Person-to-Person Loans…Creative Approach
Categories: Mortgage News, Real Estate News
hiI read an interesting article June 15th in the Real Estate section of Sunday’s New York Times regarding homeowners who are having trouble borrowing against their houses. Written by Bob Tedeschi, the article explains the benefits of the Online networks that have emerged in recent years allowing people to find loans or to make them, the same way they might exchange music or bid on collectibles.
The sites that are leading the trend - Prosper.com and Zopa.com say they have
noticed a spike in activity since traditional lenders began restricting second mortgages and home equity lines of credit. Prosper’s users register with the site, permit the company to pull their credit data, and then post a loan request along with an upper limit for the amount of interest they are willing to pay. Roughly 50% of the prospective borrowers with excellent credit get financing, with the percentage declining for borrowers with credit scores below 720.

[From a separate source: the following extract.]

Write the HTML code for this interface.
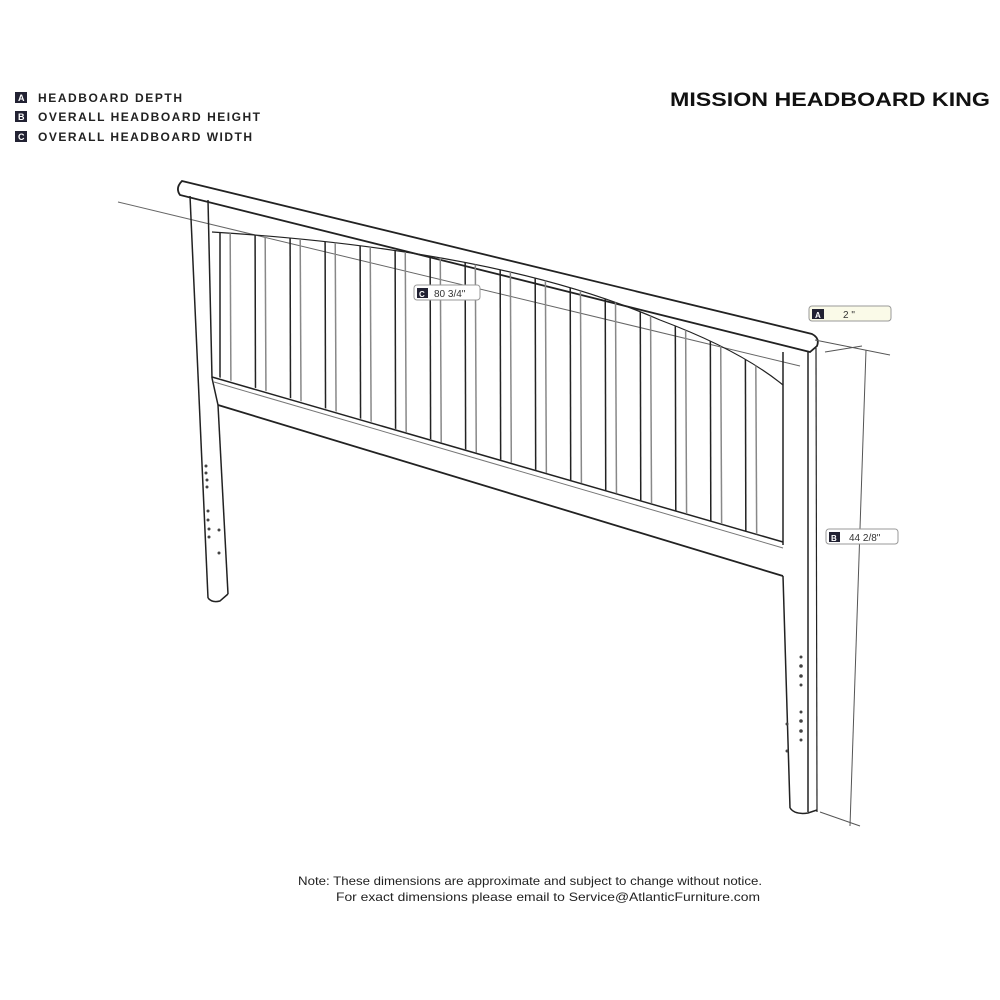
<!DOCTYPE html>
<html><head><style>
html,body{margin:0;padding:0;background:#fff;}
svg{display:block;}
text{font-family:"Liberation Sans",sans-serif;}
</style></head><body>
<svg width="1000" height="1000" viewBox="0 0 1000 1000" xmlns="http://www.w3.org/2000/svg">
<defs>
<clipPath id="slats"><path d="M212,232 Q500,250 660,320 Q740,350 783,385 L783,542 L218,377 Z"/></clipPath>
</defs>
<!-- legend -->
<g font-size="12" font-weight="bold" fill="#222">
<rect x="15" y="92" width="12" height="11" fill="#223"/><text x="18" y="101" fill="#fff" font-size="9">A</text>
<text x="38" y="102" textLength="144" lengthAdjust="spacing">HEADBOARD DEPTH</text>
<rect x="15" y="111" width="12" height="11" fill="#223"/><text x="18" y="120" fill="#fff" font-size="9">B</text>
<text x="38" y="121" textLength="222" lengthAdjust="spacing">OVERALL HEADBOARD HEIGHT</text>
<rect x="15" y="131" width="12" height="11" fill="#223"/><text x="18" y="140" fill="#fff" font-size="9">C</text>
<text x="38" y="141" textLength="214" lengthAdjust="spacing">OVERALL HEADBOARD WIDTH</text>
</g>
<text x="670" y="106" font-size="19" font-weight="bold" fill="#111" textLength="320" lengthAdjust="spacingAndGlyphs">MISSION HEADBOARD KING</text>

<g stroke="#222" fill="none" stroke-width="1.5">
<line x1="118" y1="202" x2="800" y2="366" stroke="#666" stroke-width="1"/>
<path d="M182,181 L812,334 Q820,338 817,346 L810,352 L180,195 Q175,188 182,181 Z" fill="#fff" stroke-width="1.8"/>
<line x1="190" y1="196" x2="208" y2="598"/>
<line x1="208" y1="200" x2="212" y2="378"/>
<line x1="218" y1="405" x2="228" y2="594"/>
<path d="M208,598 Q212,603 220,601 L228,594"/>
<line x1="783" y1="352" x2="783" y2="545"/>
<line x1="783" y1="576" x2="790" y2="808"/>
<line x1="808" y1="352" x2="808" y2="812"/>
<line x1="816" y1="348" x2="817" y2="812" stroke-width="1.2"/>
<path d="M790,808 Q795,815 808,813 L817,810"/>
<path d="M212,232 Q500,250 660,320 Q740,350 783,385" stroke-width="1.2"/>
<line x1="212" y1="377" x2="783" y2="542"/>
<line x1="214" y1="382" x2="783" y2="548" stroke="#777" stroke-width="1"/>
<line x1="218" y1="405" x2="783" y2="576" stroke-width="1.8"/>
<line x1="212" y1="378" x2="218" y2="405"/>
<g clip-path="url(#slats)">
<g stroke-width="1.5">
<line x1="220" y1="200" x2="220" y2="600"/><line x1="230" y1="200" x2="232" y2="600" stroke="#888"/>
<line x1="255" y1="200" x2="256" y2="600"/><line x1="265" y1="200" x2="267" y2="600" stroke="#888"/>
<line x1="290" y1="200" x2="291" y2="600"/><line x1="300" y1="200" x2="302" y2="600" stroke="#888"/>
<line x1="325" y1="200" x2="326" y2="600"/><line x1="335" y1="200" x2="337" y2="600" stroke="#888"/>
<line x1="360" y1="200" x2="361" y2="600"/><line x1="370" y1="200" x2="372" y2="600" stroke="#888"/>
<line x1="395" y1="200" x2="396" y2="600"/><line x1="405" y1="200" x2="407" y2="600" stroke="#888"/>
<line x1="430" y1="200" x2="431" y2="600"/><line x1="440" y1="200" x2="442" y2="600" stroke="#888"/>
<line x1="465" y1="200" x2="466" y2="600"/><line x1="475" y1="200" x2="477" y2="600" stroke="#888"/>
<line x1="500" y1="200" x2="501" y2="600"/><line x1="510" y1="200" x2="512" y2="600" stroke="#888"/>
<line x1="535" y1="200" x2="536" y2="600"/><line x1="545" y1="200" x2="547" y2="600" stroke="#888"/>
<line x1="570" y1="200" x2="571" y2="600"/><line x1="580" y1="200" x2="582" y2="600" stroke="#888"/>
<line x1="605" y1="200" x2="606" y2="600"/><line x1="615" y1="200" x2="617" y2="600" stroke="#888"/>
<line x1="640" y1="200" x2="641" y2="600"/><line x1="650" y1="200" x2="652" y2="600" stroke="#888"/>
<line x1="675" y1="200" x2="676" y2="600"/><line x1="685" y1="200" x2="687" y2="600" stroke="#888"/>
<line x1="710" y1="200" x2="711" y2="600"/><line x1="720" y1="200" x2="722" y2="600" stroke="#888"/>
<line x1="745" y1="200" x2="746" y2="600"/><line x1="755" y1="200" x2="757" y2="600" stroke="#888"/>
</g>
</g>
<line x1="815" y1="340" x2="890" y2="355" stroke="#555" stroke-width="1"/>
<line x1="825" y1="352" x2="862" y2="346" stroke="#555" stroke-width="1"/>
<line x1="866" y1="350" x2="850" y2="826" stroke="#555" stroke-width="1"/>
<line x1="820" y1="812" x2="860" y2="826" stroke="#555" stroke-width="1"/>
</g>
<g fill="#444">
<circle cx="206" cy="466" r="1.5"/><circle cx="206" cy="473" r="1.5"/><circle cx="207" cy="480" r="1.5"/><circle cx="207" cy="487" r="1.5"/>
<circle cx="208" cy="511" r="1.5"/><circle cx="208" cy="520" r="1.5"/><circle cx="209" cy="529" r="1.5"/><circle cx="209" cy="537" r="1.5"/>
<circle cx="219" cy="530" r="1.5"/><circle cx="219" cy="553" r="1.5"/>
<circle cx="801" cy="657" r="1.5"/><circle cx="801" cy="666" r="1.8"/><circle cx="801" cy="676" r="1.8"/><circle cx="801" cy="685" r="1.5"/>
<circle cx="801" cy="712" r="1.5"/><circle cx="801" cy="721" r="1.8"/><circle cx="801" cy="731" r="1.8"/><circle cx="801" cy="740" r="1.5"/>
<circle cx="787" cy="724" r="1.5"/><circle cx="787" cy="751" r="1.5"/>
</g>
<g font-size="10" fill="#333">
<rect x="414" y="285" width="66" height="15" rx="3" fill="#fff" stroke="#999"/>
<rect x="417" y="288" width="11" height="10" fill="#223"/><text x="419" y="297" fill="#fff" font-size="8" font-weight="bold">C</text>
<text x="434" y="297">80 3/4"</text>
<rect x="809" y="306" width="82" height="15" rx="3" fill="#fafae8" stroke="#999"/>
<rect x="812" y="309" width="12" height="10" fill="#223"/><text x="815" y="318" fill="#fff" font-size="8" font-weight="bold">A</text>
<text x="843" y="318">2 "</text>
<rect x="826" y="529" width="72" height="15" rx="3" fill="#fff" stroke="#999"/>
<rect x="829" y="532" width="11" height="10" fill="#223"/><text x="831" y="541" fill="#fff" font-size="8" font-weight="bold">B</text>
<text x="849" y="541">44 2/8"</text>
</g>
<g font-size="12" fill="#222">
<text x="298" y="885" textLength="464" lengthAdjust="spacingAndGlyphs">Note: These dimensions are approximate and subject to change without notice.</text>
<text x="336" y="901" textLength="424" lengthAdjust="spacingAndGlyphs">For exact dimensions please email to Service@AtlanticFurniture.com</text>
</g>
</svg>
</body></html>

The entire article is well worth your time to read.
































Dear Deni :
Great Article …
In a private mortgage, emphasis is on the value of the security, not the applicant’s proof of ability to pay. This makes it appealing to people who feel they can afford repayments but cannot prove serviceability. For example, the tax returns of many businessmen may bear little or no resemblance to their real income and/or their ability to service a loan.
However, not all institutional lenders will allow a second private mortgage behind their first mortgage and furthemore when it comes to Interest Rates please be aware that private mortgages are not regulated and you could become a victim of predatory lending practices
The news might have you thinking that no one of your buyers can get a loan these days. This is far from true. Hindsight has given us a clear picture of the kinds of loans that shouldn’t be offered again. But the loans that have performed more consistently such as Fixed 30 Years and FHA loans are still abundantly available, and you might be surprised what your buyers can qualify for.
Banks like to see strength in at least 2 of the 4 areas:
Credit Score ( Not necessary for an FHA loan )
Sufficient verifiable income for the payment amount
Equity in the property or down payment ( Only 3% for FHA )
Liquid assets (money in the bank, stock market, IRA’s, 401k’s, etc…)
The items that will make your loan more difficult to obtain:
Non-Owner Occupied (investment property)
Stated or No Income (meaning you can’t prove it with W2’s or Tax Returns)
Bottom Line: If your buyer can legitimately afford to make a regular house payment, there’s a very high chance that this can be proven to a lender, who will in turn be happy to give your buyers an excellent loan.